Repeat the lines below exactly as written, please, from the line with "Output the LaTeX" to the line with "line cap=round, dash", both lines included, and no others.

◆ **DATA SUPPLIED**

----------

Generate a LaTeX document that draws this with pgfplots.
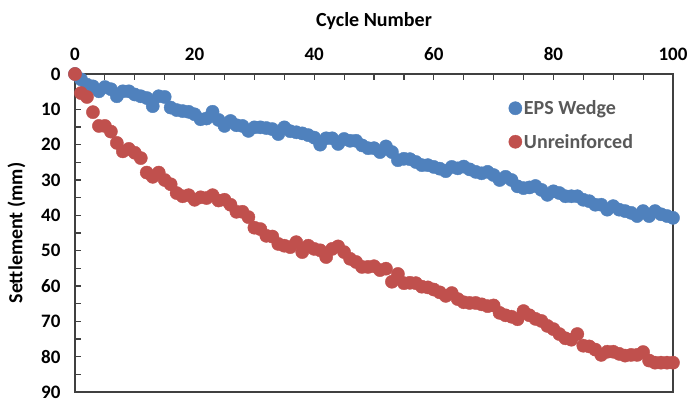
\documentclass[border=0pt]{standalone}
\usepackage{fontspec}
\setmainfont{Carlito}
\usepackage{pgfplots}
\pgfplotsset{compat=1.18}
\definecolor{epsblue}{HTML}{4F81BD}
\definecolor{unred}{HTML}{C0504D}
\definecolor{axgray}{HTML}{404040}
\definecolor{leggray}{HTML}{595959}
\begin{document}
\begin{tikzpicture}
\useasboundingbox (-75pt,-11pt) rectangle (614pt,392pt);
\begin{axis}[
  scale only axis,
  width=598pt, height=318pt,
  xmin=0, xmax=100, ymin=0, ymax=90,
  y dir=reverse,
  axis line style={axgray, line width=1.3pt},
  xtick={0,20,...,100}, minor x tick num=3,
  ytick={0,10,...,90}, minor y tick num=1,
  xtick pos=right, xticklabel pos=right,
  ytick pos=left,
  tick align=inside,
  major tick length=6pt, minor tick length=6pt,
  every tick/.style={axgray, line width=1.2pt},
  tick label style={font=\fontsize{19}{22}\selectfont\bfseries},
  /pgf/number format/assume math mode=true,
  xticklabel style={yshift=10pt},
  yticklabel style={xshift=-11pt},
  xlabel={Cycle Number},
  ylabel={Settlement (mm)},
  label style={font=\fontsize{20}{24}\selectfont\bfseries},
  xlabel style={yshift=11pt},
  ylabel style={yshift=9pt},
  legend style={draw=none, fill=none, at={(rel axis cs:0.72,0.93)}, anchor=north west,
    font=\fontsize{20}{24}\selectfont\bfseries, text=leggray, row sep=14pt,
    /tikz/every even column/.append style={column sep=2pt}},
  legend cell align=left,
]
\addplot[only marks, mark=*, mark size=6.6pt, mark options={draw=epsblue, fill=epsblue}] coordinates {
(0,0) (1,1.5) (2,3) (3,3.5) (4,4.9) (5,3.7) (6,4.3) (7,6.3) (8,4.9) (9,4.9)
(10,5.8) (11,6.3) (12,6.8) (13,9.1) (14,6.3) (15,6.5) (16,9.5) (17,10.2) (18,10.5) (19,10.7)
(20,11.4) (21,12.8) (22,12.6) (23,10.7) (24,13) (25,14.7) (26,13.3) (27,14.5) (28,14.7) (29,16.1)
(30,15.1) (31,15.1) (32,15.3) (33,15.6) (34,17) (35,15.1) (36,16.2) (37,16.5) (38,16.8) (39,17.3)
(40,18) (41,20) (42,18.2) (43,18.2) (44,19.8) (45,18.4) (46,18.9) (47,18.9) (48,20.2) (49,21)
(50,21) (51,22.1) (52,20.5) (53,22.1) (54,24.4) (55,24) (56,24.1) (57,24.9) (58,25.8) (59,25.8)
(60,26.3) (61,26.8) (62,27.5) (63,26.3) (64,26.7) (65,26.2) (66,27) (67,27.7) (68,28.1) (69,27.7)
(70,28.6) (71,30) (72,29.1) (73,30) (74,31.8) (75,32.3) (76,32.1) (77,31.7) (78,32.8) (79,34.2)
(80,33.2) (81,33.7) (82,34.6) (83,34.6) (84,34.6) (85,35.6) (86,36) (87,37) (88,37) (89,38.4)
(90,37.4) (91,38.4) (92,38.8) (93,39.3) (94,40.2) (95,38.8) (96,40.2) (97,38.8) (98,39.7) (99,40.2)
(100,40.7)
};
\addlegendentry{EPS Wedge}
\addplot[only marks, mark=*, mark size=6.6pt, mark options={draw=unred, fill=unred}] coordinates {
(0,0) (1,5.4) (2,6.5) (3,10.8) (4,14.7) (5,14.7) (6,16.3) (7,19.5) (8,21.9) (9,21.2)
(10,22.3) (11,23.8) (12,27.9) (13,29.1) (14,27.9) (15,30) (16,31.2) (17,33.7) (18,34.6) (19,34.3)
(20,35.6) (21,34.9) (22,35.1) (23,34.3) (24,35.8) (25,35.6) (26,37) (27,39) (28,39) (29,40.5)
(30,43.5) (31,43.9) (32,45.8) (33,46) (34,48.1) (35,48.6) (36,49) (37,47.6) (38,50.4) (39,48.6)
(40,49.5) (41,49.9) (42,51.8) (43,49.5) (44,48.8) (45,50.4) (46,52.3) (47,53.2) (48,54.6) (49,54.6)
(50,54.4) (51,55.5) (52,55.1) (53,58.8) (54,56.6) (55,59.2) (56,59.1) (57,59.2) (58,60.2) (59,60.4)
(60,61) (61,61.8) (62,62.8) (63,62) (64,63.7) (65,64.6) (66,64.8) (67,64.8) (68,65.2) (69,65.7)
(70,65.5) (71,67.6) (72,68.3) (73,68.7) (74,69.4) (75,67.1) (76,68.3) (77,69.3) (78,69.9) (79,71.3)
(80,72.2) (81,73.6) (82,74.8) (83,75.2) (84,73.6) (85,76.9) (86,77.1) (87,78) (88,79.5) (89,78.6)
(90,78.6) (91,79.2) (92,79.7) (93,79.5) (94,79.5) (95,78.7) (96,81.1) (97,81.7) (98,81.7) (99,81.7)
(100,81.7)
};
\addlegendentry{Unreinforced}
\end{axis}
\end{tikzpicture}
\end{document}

----------

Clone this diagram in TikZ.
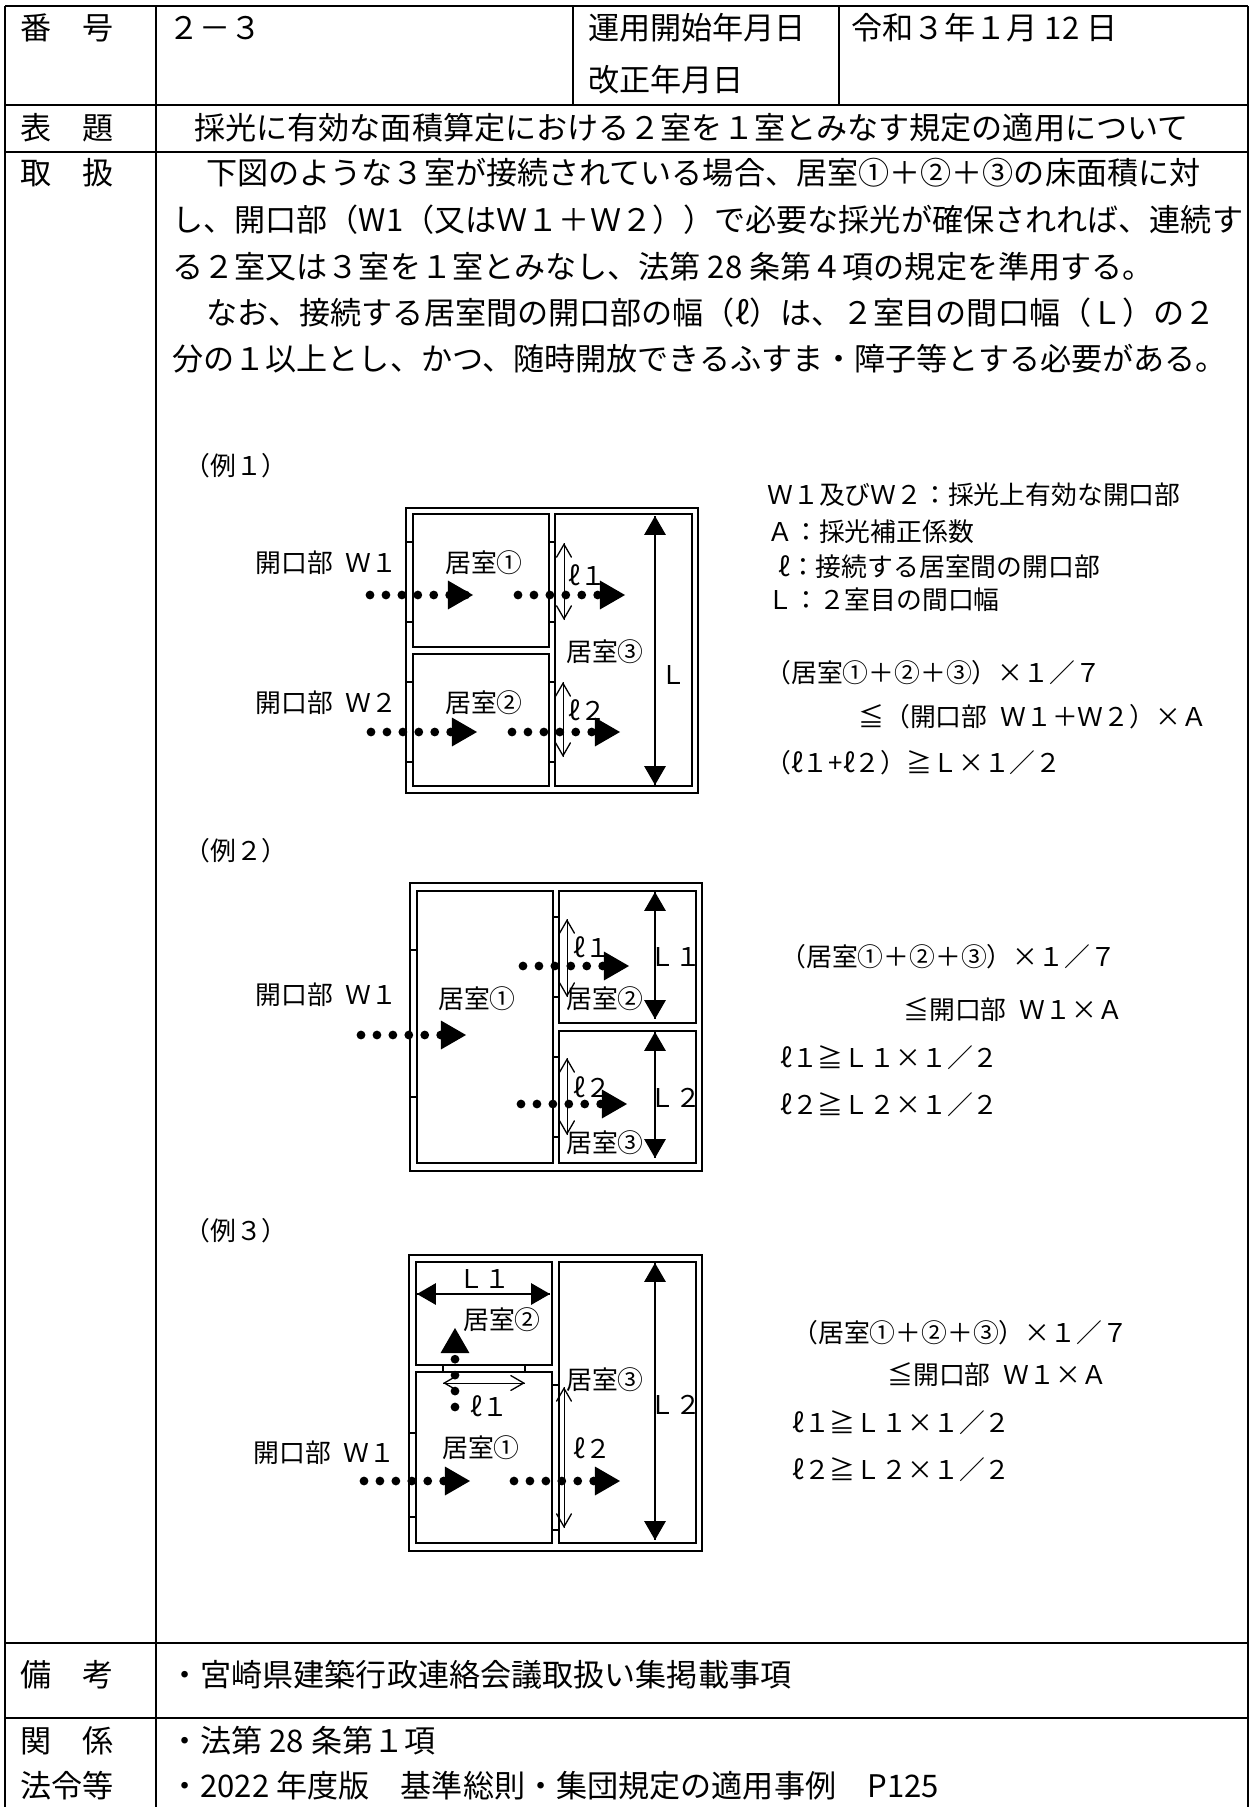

----------

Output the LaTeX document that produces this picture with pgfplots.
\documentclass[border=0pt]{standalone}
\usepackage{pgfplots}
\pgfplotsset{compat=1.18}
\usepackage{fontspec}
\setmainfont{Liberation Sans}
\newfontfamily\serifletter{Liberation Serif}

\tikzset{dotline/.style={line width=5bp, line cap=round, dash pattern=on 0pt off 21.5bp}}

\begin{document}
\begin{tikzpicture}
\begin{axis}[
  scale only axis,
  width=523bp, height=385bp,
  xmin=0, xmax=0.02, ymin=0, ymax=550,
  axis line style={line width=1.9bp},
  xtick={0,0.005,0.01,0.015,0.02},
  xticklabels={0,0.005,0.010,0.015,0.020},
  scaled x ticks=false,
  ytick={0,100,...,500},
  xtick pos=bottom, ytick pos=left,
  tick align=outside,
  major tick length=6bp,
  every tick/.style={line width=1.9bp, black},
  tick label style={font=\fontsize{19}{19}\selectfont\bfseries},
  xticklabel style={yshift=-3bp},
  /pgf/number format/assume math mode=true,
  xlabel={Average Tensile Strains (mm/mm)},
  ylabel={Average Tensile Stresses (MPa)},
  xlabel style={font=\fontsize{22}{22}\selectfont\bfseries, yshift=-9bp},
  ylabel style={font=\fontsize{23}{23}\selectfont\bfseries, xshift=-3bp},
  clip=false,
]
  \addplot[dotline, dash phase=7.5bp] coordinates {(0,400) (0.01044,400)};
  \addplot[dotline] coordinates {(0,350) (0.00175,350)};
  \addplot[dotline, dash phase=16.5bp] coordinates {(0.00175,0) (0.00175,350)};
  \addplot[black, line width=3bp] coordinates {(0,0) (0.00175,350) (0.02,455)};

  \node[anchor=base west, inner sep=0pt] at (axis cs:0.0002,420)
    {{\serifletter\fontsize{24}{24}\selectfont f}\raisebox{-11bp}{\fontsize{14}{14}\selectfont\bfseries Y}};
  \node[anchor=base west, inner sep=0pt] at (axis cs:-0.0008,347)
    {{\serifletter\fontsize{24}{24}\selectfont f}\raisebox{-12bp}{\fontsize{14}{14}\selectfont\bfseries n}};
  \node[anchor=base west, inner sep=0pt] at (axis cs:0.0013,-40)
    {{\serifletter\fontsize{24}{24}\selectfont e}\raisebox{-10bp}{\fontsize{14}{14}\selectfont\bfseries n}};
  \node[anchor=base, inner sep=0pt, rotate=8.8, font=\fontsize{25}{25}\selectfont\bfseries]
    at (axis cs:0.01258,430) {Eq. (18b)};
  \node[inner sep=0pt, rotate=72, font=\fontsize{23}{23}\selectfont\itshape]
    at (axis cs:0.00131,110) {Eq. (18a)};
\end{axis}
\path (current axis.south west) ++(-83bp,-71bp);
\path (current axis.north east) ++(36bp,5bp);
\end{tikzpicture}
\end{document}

----------

◆ **RESULT OF THE TASK**
Output the LaTeX document that produces this picture with pgfplots.
\documentclass[border=0pt]{standalone}
\usepackage{pgfplots}
\pgfplotsset{compat=1.18}
\usepackage{fontspec}
\setmainfont{Liberation Sans}
\newfontfamily\serifletter{Liberation Serif}

\tikzset{dotline/.style={line width=5bp, line cap=round, dash pattern=on 0pt off 21.5bp}}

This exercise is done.